To do.
Return only the lines from the top of the data down to the one that holds "[hlabel] (h3) at", both included, without any pictures.

Supplied material.

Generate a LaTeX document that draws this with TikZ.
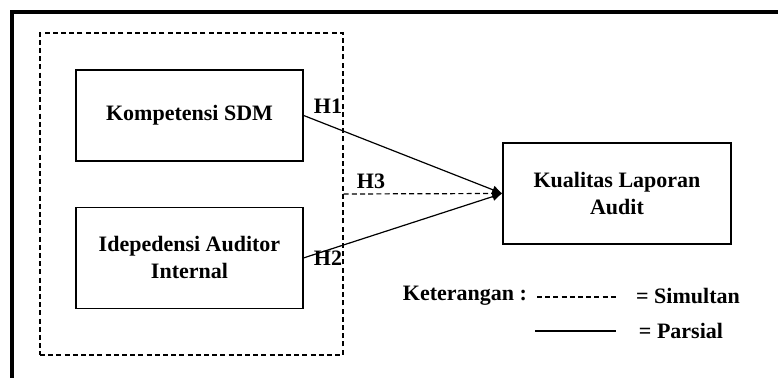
\documentclass[tikz,border=0pt]{standalone}
\usepackage{fontspec}
\setmainfont{Liberation Serif}
\usepackage{tikz}
\usetikzlibrary{shapes,arrows,arrows.meta,positioning}
\tikzstyle{block} = [rectangle, draw, line width=0.7pt, align=center,
minimum width=113.5pt, minimum height=45.5pt, inner sep=0pt]
\tikzstyle{group} = [rectangle, draw, dash pattern=on 2.5pt off 1.6pt, line width=0.6pt,
minimum width=151.5pt, minimum height=161pt, inner sep=0pt]
\tikzstyle{line} = [draw, line width=0.6pt, -{Latex[length=5pt,width=4.5pt]}]
\tikzstyle{simul} = [draw, line width=0.6pt, dash pattern=on 2.5pt off 1.6pt]
\tikzstyle{hlabel} = [inner sep=0pt]

\begin{document}
\begin{tikzpicture}[x=0.5pt, y=-0.5pt, font=\fontsize{11}{13.5}\selectfont\bfseries]
\useasboundingbox (0,0) rectangle (778,378);

% Frame
\draw [line width=1.6pt] (12,378) -- (12,12) -- (778,12);

% Place nodes
\node [group] (grp) at (191.5,194) {};
\node [block] (kom) at (189.5,115.5) {Kompetensi SDM};
\node [block, below=22.5pt of kom, minimum height=50.5pt] (ide) {Idepedensi Auditor\\Internal};
\node [block, minimum width=114pt, minimum height=50.5pt] (kla) at (617,193.5) {Kualitas Laporan\\Audit};
\node [hlabel] (h1) at (328,106) {H1};
\node [hlabel] (h2) at (328,258) {H2};
\node [hlabel] (h3) at (371,181) {H3};

% Draw edges
\path [line] (kom.east) -- (kla.west);
\path [line] (ide.east) -- (kla.west);
\path [line, dash pattern=on 2.5pt off 1.6pt] (grp.east) -- (kla.west);

% Legend
\node [hlabel] (ket) at (465,296) {Keterangan :};
\coordinate (ds) at (537,297);
\coordinate (de) at (618,297);
\coordinate (ls) at (535,331);
\coordinate (le) at (616,331);
\path [simul] (ds) -- (de);
\draw [line width=0.6pt] (ls) -- (le);
\node [hlabel] (sim) at (688,296) {= Simultan};
\node [hlabel] (par) at (681,331) {= Parsial};
\end{tikzpicture}
\end{document}
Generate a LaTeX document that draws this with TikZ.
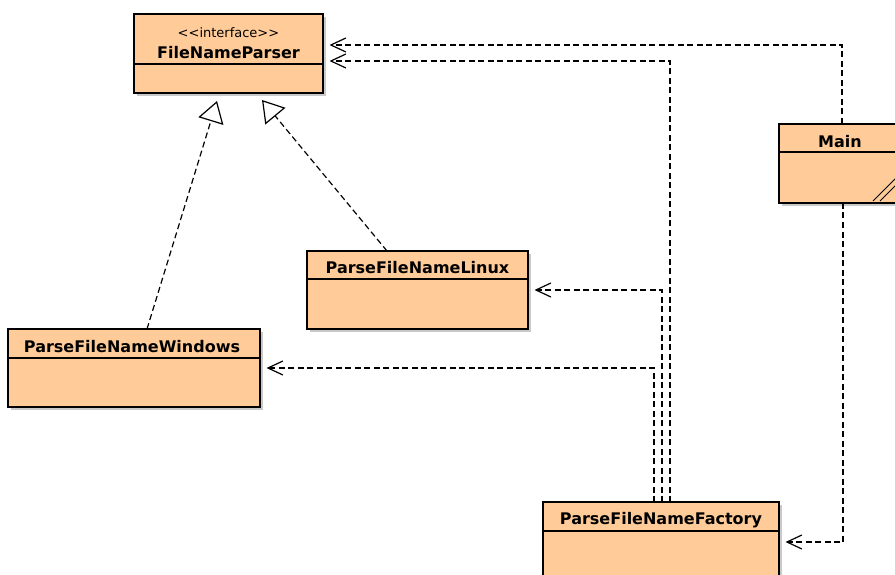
\documentclass[tikz,border=0pt]{standalone}
\usepackage{fontspec}
\setmainfont[Ligatures=NoCommon]{DejaVu Sans}
\usetikzlibrary{arrows.meta,shadows,calc}
\definecolor{peach}{HTML}{FFCC99}
\begin{document}
\begin{tikzpicture}[x=1pt,y=-1pt,
  cls/.style={draw=black, line width=1.3pt, fill=peach, inner sep=0pt, outer sep=0pt, anchor=north west,
    drop shadow={shadow xshift=3pt, shadow yshift=-3pt, opacity=0.35, fill=black!60}},
  divider/.style={draw=black, line width=1.1pt},
  title/.style={font=\fontsize{16}{18}\selectfont\bfseries, inner sep=0pt},
  stereo/.style={font=\fontsize{13}{15}\selectfont, inner sep=0pt},
  dep/.style={draw=black, line width=1.2pt, dash pattern=on 6pt off 3.5pt,
    -{Straight Barb[length=15pt,width=14pt]}, shorten >=6.5pt},
  realize/.style={draw=black, line width=1.2pt, dash pattern=on 6pt off 3.5pt,
    -{Triangle[open, length=21pt, width=26pt, fill=white]}}]
\clip (0,0) rectangle (895,575);
\fill[white] (0,0) rectangle (895,575);

% classes
\node[cls, minimum width=189pt, minimum height=79pt] (parser) at (134,14) {};
\node[cls, line width=2.6pt, minimum width=122pt, minimum height=79pt] (main) at (779,124) {};
\node[cls, minimum width=221pt, minimum height=78pt] (linux) at (307,251) {};
\node[cls, minimum width=252pt, minimum height=78pt] (windows) at (8,329) {};
\node[cls, minimum width=236pt, minimum height=100pt] (factory) at (543,502) {};

% dividers
\draw[divider] ([yshift=-50pt]parser.north west) -- ([yshift=-50pt]parser.north east);
\draw[divider] ([yshift=-28pt]main.north west) -- ([yshift=-28pt]main.north east);
\draw[divider] ([yshift=-28pt]linux.north west) -- ([yshift=-28pt]linux.north east);
\draw[divider] ([yshift=-29pt]windows.north west) -- ([yshift=-29pt]windows.north east);
\draw[divider] ([yshift=-29pt]factory.north west) -- ([yshift=-29pt]factory.north east);

% titles
\node[stereo] (parserst) at ([yshift=-18.5pt]parser.north) {<{}<interface>{}>};
\node[title] (parsert) at ([yshift=-39pt]parser.north) {FileNameParser};
\node[title] (maint) at ([yshift=-18pt]main.north) {Main};
\node[title] (linuxt) at ([yshift=-17pt]linux.north) {ParseFileNameLinux};
\node[title] (windowst) at ([xshift=-2pt,yshift=-18pt]windows.north) {ParseFileNameWindows};
\node[title] (factoryt) at ([yshift=-18pt]factory.north) {ParseFileNameFactory};

% main marker
\draw[line width=0.8pt] ([xshift=-28pt,yshift=2pt]main.south east) -- ([yshift=30pt]main.south east);
\draw[line width=0.8pt] ([xshift=-21pt,yshift=2pt]main.south east) -- ([yshift=23pt]main.south east);

% realizations
\draw[realize] ([xshift=139pt]windows.north west) -- ([xshift=83pt,yshift=-8pt]parser.south west);
\draw[realize] ([xshift=80pt]linux.north west) -- ([xshift=128pt,yshift=-7pt]parser.south west);

% dependencies
\draw[dep] ([xshift=63pt]main.north west) |- ([yshift=-31pt]parser.north east);
\draw[dep] ([xshift=127pt]factory.north west) |- ([yshift=-47pt]parser.north east);
\draw[dep] ([xshift=119pt]factory.north west) |- ([yshift=-39pt]linux.north east);
\draw[dep] ([xshift=111pt]factory.north west) |- ([yshift=-39pt]windows.north east);
\draw[dep] ([xshift=64pt]main.south west) |- ([yshift=-40pt]factory.north east);
\end{tikzpicture}
\end{document}
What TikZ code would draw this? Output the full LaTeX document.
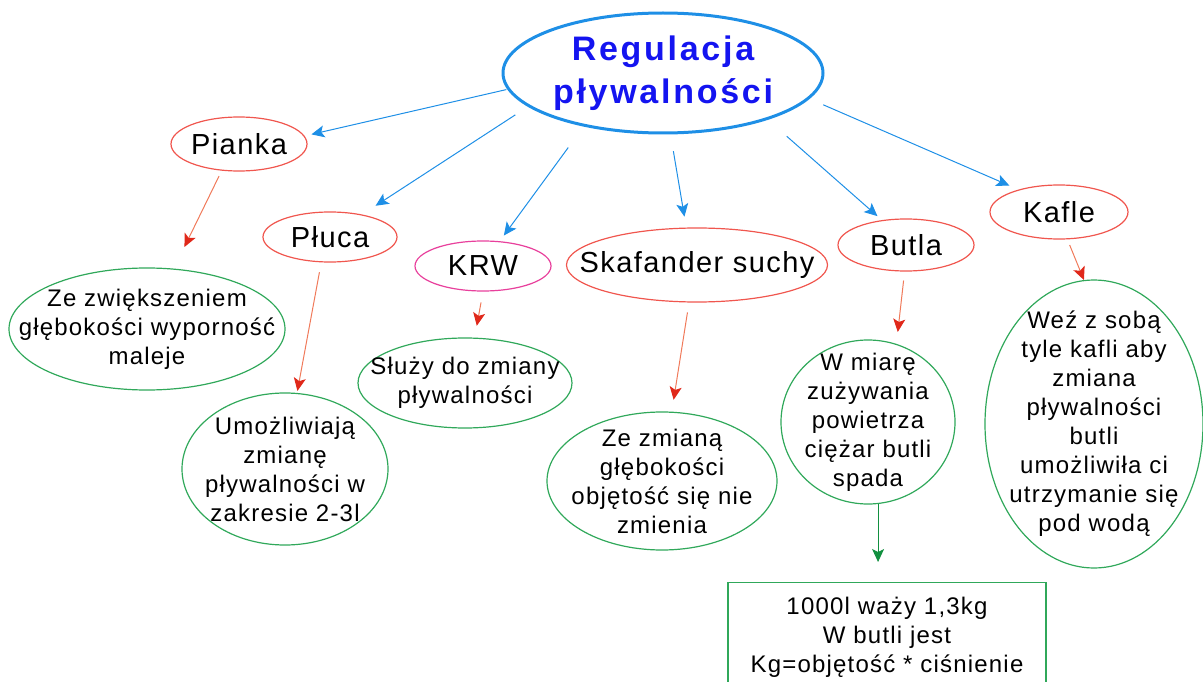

Result of this task.
Generate a LaTeX document that draws this with TikZ.
\documentclass[tikz,border=0pt]{standalone}
\usepackage{fontspec}
\setmainfont{Liberation Serif}
\usepackage{tikz}
\usetikzlibrary{shapes,arrows,arrows.meta,positioning}
\tikzstyle{block} = [rectangle, draw, line width=0.7pt, align=center,
minimum width=113.5pt, minimum height=45.5pt, inner sep=0pt]
\tikzstyle{group} = [rectangle, draw, dash pattern=on 2.5pt off 1.6pt, line width=0.6pt,
minimum width=151.5pt, minimum height=161pt, inner sep=0pt]
\tikzstyle{line} = [draw, line width=0.6pt, -{Latex[length=5pt,width=4.5pt]}]
\tikzstyle{simul} = [draw, line width=0.6pt, dash pattern=on 2.5pt off 1.6pt]
\tikzstyle{hlabel} = [inner sep=0pt]

\begin{document}
\begin{tikzpicture}[x=0.5pt, y=-0.5pt, font=\fontsize{11}{13.5}\selectfont\bfseries]
\useasboundingbox (0,0) rectangle (778,378);

% Frame
\draw [line width=1.6pt] (12,378) -- (12,12) -- (778,12);

% Place nodes
\node [group] (grp) at (191.5,194) {};
\node [block] (kom) at (189.5,115.5) {Kompetensi SDM};
\node [block, below=22.5pt of kom, minimum height=50.5pt] (ide) {Idepedensi Auditor\\Internal};
\node [block, minimum width=114pt, minimum height=50.5pt] (kla) at (617,193.5) {Kualitas Laporan\\Audit};
\node [hlabel] (h1) at (328,106) {H1};
\node [hlabel] (h2) at (328,258) {H2};
\node [hlabel] (h3) at (371,181) {H3};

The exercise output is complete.